— Begin —
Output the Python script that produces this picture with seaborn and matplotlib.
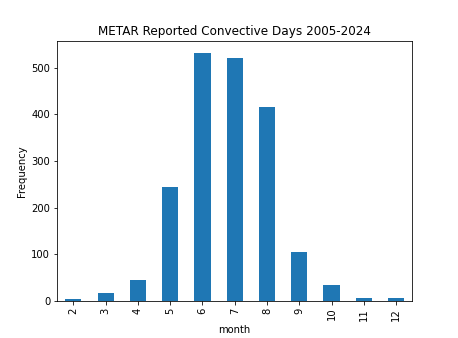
— End —
— Begin —
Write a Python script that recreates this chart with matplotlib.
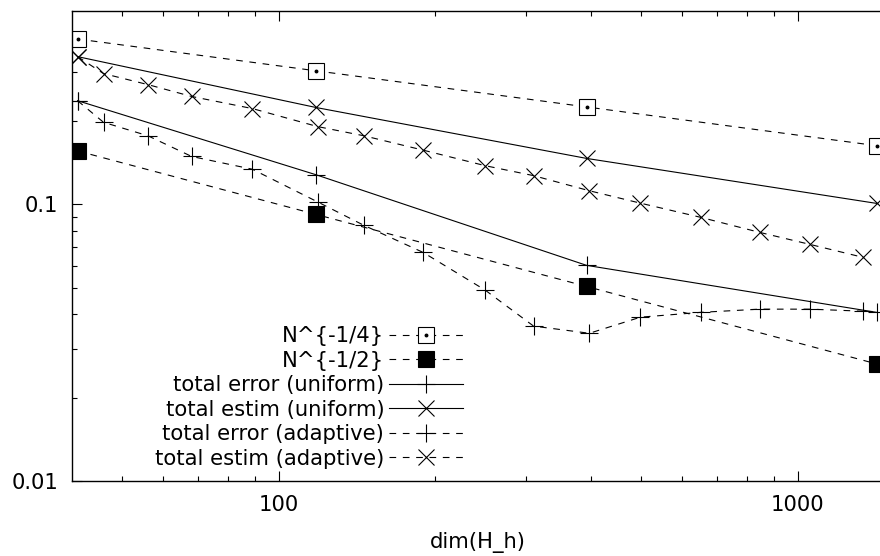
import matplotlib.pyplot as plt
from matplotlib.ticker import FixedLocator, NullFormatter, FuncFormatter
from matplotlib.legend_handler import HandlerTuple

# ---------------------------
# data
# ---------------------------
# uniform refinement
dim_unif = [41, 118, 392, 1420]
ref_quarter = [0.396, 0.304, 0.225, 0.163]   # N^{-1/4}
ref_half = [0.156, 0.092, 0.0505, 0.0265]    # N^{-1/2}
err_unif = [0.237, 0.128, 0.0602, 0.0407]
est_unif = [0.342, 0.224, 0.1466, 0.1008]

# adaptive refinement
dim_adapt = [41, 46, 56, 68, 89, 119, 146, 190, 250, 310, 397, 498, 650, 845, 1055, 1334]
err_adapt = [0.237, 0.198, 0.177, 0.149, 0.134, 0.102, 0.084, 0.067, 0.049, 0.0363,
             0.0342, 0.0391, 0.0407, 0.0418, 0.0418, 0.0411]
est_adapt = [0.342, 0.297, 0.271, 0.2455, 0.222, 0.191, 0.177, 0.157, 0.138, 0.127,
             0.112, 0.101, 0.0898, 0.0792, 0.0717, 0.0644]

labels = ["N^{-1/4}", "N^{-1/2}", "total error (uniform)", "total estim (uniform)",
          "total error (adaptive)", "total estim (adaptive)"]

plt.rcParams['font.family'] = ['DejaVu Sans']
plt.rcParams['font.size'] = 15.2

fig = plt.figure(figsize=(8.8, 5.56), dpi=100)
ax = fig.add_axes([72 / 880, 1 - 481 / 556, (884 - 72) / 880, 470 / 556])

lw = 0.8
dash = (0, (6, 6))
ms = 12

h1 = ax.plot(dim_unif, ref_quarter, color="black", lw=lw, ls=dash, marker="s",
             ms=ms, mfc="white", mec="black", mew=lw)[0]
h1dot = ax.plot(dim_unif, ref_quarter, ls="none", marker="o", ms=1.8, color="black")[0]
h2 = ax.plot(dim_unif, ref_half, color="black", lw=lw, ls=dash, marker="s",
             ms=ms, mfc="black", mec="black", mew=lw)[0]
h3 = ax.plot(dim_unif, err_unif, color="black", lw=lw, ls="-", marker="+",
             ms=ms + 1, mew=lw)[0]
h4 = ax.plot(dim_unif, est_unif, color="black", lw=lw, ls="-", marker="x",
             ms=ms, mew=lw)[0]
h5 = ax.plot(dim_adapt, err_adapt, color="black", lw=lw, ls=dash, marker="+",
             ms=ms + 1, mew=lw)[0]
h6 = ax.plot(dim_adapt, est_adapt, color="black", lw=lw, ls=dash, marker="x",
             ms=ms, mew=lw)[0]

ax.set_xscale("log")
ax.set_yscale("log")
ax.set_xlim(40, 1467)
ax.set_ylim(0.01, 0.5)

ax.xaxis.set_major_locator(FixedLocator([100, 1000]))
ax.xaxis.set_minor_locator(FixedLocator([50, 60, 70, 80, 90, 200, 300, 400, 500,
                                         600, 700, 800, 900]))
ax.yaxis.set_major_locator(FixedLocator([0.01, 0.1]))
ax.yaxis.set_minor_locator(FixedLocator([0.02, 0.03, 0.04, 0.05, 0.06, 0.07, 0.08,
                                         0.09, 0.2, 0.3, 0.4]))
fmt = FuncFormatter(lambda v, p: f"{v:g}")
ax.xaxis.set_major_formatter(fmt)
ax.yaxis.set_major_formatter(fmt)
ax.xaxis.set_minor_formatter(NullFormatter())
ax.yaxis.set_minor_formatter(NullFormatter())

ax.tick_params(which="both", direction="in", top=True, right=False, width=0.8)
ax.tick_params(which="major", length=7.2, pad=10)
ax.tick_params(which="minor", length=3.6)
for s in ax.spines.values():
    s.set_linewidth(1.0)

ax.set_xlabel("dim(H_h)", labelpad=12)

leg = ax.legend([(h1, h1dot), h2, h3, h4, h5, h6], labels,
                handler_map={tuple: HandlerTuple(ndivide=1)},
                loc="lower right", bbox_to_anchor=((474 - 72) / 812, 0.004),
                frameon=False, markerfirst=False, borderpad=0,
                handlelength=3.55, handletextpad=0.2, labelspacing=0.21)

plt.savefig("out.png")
— End —
- _WHAT IS EXPECTED_: Tally the lines in the listing that hold "with" and report the number alone.

- _THE REPLY_: 2